A Lesson from Ghana: Live by the Two Great Commandments

by Melvin Rhodes
 
Ghana is one of the friendliest countries in the world. It seems like everybody wants “to be your friend.” From the moment you arrive until the time of departure, it seems like nobody will leave you alone. Many request your e-mail address, while others want their photograph taken with you. Any visitor is bound to feel like the center of attention.
 
This has a negative side. When you’re trying to get something done in a hurry, the average Ghanaian won’t be hurried and must first “greet you” by formally saying hello and then asking about your wife, your children, your grandchildren and, if you have them, your goats and chickens!
 
Even funerals are great social occasions.
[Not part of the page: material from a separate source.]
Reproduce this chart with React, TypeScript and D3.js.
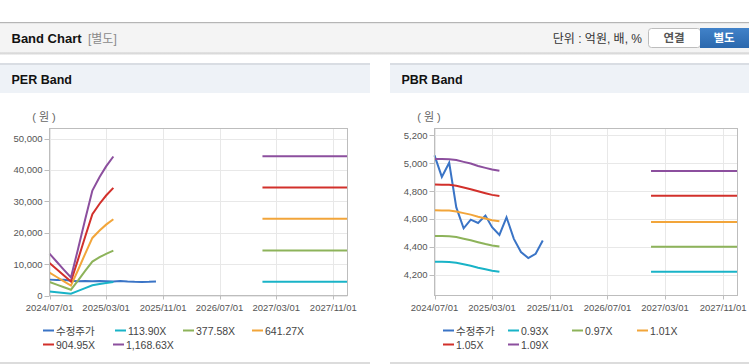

When I officiated at the funeral of each of my parents in England, I was allowed just 20 minutes for my funeral message by the funeral home. The entire family had to be out the door within 30 minutes, allowing us just 10 minutes to talk with each other after the service. When I mentioned this to Ghanaian friends, they were aghast. That’s not surprising when you consider that no funeral in Ghana lasts less than three days!
 
With the extended family system, people spend a great deal of time at funerals, which, of course, means that they are not at work. Trying to get a plumber, electrician or carpenter to come at a specific time is a lost cause——they miss more days than they work, usually due to a funeral for a third cousin twice removed!
 
I frequently tell visiting Americans that time is meaningless. Even the locals joke about how GMT (Greenwich Mean Time) really stands for “Ghana Maybe Time.”
 
But a part of me wants to be more like them——to slow down and smell the roses (though there aren’t many in Ghana).
 
The pace of life in the Western world is too frenetic, especially in the United States. I even find myself slowing down when I cross over into Canada, a country that’s only 125 miles away from where I live. England, where I have family, is positively relaxing after the United States, while Ghana is a paradise.
 
I don’t think it’s just a coincidence that the modern afflictions that plague so many people today are common in the West, but almost unheard of in the slower-paced third world countries like Ghana. Nor is it a coincidence that we have most of the world’s psychiatrists, while countries like Ghana don’t have many.
 
The average American is desperately trying to cope in a fast-paced world that can soon leave you behind, with little help available to fall back on.
 
Ghanaians, on the other hand, may be poor, but they all have a vast social network they can fall back on whenever they need to. If all else fails, they can always go back to the village, where they can revert to a way of life that has changed very little in thousands of years.
 
Ghana is a very religious country. Without realizing it, their priorities touch on the two great commandments. We read about them in Matthew chapter 22.
 
“Then one of them, a lawyer, asked Him a question, testing Him and saying, ‘Teacher, which is the great commandment in the law?’
 
“Jesus said to him, ‘You shall love the Lord your God with all your heart, with all your soul, and with all your mind.' This is the first and great commandment.
 
"And the second is like it: 'You shall love your neighbor as yourself.' On these two commandments hang all the Law and the Prophets" (Matthew 22:35-39).
 
It’s not uncommon for people in Ghana to spend a whole day at church. In addition, all churches provide regular evening Bible studies throughout the week. You can frequently see people carrying Bibles around with them, reading them over lunch or on the bus.
 
God, the Bible and their church are the central focuses of their lives.
 
Not far behind are their friendships with others. If you meet somebody on the way to work, he will stop and talk——and be late for work! So what? People are more important!
 
Perhaps we Westerners shouldn’t take it that far, or we could become as poor as Ghana. The work ethic is important in our culture. Obviously, Ghana is not a perfect society, but we can still learn a lesson from them and strive to achieve more balance in our lives.
 
The fact is that Jesus Christ was right——the two most important things in life are our relationship with God and our relationships with each other. This is where we will find the greatest happiness. It’s also a key that opens the door to breaking free from our other problems!